──────── Supplied information ────────
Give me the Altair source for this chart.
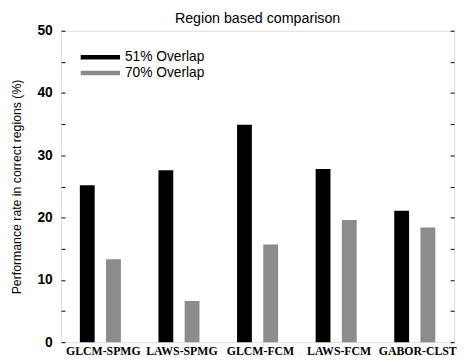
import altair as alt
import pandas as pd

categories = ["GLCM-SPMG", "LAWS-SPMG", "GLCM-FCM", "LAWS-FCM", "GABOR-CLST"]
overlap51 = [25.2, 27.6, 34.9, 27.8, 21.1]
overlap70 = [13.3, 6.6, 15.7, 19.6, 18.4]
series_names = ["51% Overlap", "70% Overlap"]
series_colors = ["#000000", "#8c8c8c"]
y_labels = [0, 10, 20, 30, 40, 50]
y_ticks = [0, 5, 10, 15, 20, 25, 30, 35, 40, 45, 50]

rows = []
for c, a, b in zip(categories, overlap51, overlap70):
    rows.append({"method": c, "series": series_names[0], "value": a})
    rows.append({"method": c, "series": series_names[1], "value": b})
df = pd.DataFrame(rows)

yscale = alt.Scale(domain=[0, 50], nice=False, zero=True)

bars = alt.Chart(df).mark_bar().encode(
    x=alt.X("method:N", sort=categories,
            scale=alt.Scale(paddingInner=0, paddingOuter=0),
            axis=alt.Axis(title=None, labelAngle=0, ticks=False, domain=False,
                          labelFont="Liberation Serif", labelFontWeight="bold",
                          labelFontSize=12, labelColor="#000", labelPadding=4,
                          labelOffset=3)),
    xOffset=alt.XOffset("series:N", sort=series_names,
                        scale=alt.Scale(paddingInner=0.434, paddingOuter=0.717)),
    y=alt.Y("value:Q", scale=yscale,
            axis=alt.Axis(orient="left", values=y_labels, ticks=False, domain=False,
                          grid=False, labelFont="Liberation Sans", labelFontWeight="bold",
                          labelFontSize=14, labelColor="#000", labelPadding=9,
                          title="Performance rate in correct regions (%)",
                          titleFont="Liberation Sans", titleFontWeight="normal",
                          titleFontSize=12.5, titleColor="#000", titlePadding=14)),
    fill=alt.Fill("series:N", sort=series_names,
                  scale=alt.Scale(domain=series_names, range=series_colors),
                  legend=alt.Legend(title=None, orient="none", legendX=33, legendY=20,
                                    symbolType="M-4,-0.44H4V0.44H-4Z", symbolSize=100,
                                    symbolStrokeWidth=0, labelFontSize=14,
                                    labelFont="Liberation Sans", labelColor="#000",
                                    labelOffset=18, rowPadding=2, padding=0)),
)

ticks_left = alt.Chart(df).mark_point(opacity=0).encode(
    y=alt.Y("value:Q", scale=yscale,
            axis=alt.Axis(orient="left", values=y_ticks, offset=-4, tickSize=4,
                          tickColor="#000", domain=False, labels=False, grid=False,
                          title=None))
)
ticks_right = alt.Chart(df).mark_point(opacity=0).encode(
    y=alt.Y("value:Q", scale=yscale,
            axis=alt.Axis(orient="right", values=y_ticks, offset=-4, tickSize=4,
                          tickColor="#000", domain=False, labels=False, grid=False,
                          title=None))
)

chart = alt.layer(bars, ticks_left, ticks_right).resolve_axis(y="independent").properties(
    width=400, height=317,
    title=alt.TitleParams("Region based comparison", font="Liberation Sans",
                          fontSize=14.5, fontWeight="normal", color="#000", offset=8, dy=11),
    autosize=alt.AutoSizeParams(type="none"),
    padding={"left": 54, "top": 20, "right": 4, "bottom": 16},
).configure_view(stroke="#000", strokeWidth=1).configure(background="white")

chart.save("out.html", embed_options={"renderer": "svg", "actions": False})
────────
__Set task__:
Extract every line of the data exactly; pictures stay out.

__The reply__:
Give me the Altair source for this chart.
import altair as alt
import pandas as pd

categories = ["GLCM-SPMG", "LAWS-SPMG", "GLCM-FCM", "LAWS-FCM", "GABOR-CLST"]
overlap51 = [25.2, 27.6, 34.9, 27.8, 21.1]
overlap70 = [13.3, 6.6, 15.7, 19.6, 18.4]
series_names = ["51% Overlap", "70% Overlap"]
series_colors = ["#000000", "#8c8c8c"]
y_labels = [0, 10, 20, 30, 40, 50]
y_ticks = [0, 5, 10, 15, 20, 25, 30, 35, 40, 45, 50]

rows = []
for c, a, b in zip(categories, overlap51, overlap70):
    rows.append({"method": c, "series": series_names[0], "value": a})
    rows.append({"method": c, "series": series_names[1], "value": b})
df = pd.DataFrame(rows)

yscale = alt.Scale(domain=[0, 50], nice=False, zero=True)

bars = alt.Chart(df).mark_bar().encode(
    x=alt.X("method:N", sort=categories,
            scale=alt.Scale(paddingInner=0, paddingOuter=0),
            axis=alt.Axis(title=None, labelAngle=0, ticks=False, domain=False,
                          labelFont="Liberation Serif", labelFontWeight="bold",
                          labelFontSize=12, labelColor="#000", labelPadding=4,
                          labelOffset=3)),
    xOffset=alt.XOffset("series:N", sort=series_names,
                        scale=alt.Scale(paddingInner=0.434, paddingOuter=0.717)),
    y=alt.Y("value:Q", scale=yscale,
            axis=alt.Axis(orient="left", values=y_labels, ticks=False, domain=False,
                          grid=False, labelFont="Liberation Sans", labelFontWeight="bold",
                          labelFontSize=14, labelColor="#000", labelPadding=9,
                          title="Performance rate in correct regions (%)",
                          titleFont="Liberation Sans", titleFontWeight="normal",
                          titleFontSize=12.5, titleColor="#000", titlePadding=14)),
    fill=alt.Fill("series:N", sort=series_names,
                  scale=alt.Scale(domain=series_names, range=series_colors),
                  legend=alt.Legend(title=None, orient="none", legendX=33, legendY=20,
                                    symbolType="M-4,-0.44H4V0.44H-4Z", symbolSize=100,
                                    symbolStrokeWidth=0, labelFontSize=14,
                                    labelFont="Liberation Sans", labelColor="#000",
                                    labelOffset=18, rowPadding=2, padding=0)),
)

ticks_left = alt.Chart(df).mark_point(opacity=0).encode(
    y=alt.Y("value:Q", scale=yscale,
            axis=alt.Axis(orient="left", values=y_ticks, offset=-4, tickSize=4,
                          tickColor="#000", domain=False, labels=False, grid=False,
                          title=None))
)
ticks_right = alt.Chart(df).mark_point(opacity=0).encode(
    y=alt.Y("value:Q", scale=yscale,
            axis=alt.Axis(orient="right", values=y_ticks, offset=-4, tickSize=4,
                          tickColor="#000", domain=False, labels=False, grid=False,
                          title=None))
)

chart = alt.layer(bars, ticks_left, ticks_right).resolve_axis(y="independent").properties(
    width=400, height=317,
    title=alt.TitleParams("Region based comparison", font="Liberation Sans",
                          fontSize=14.5, fontWeight="normal", color="#000", offset=8, dy=11),
    autosize=alt.AutoSizeParams(type="none"),
    padding={"left": 54, "top": 20, "right": 4, "bottom": 16},
).configure_view(stroke="#000", strokeWidth=1).configure(background="white")

chart.save("out.html", embed_options={"renderer": "svg", "actions": False})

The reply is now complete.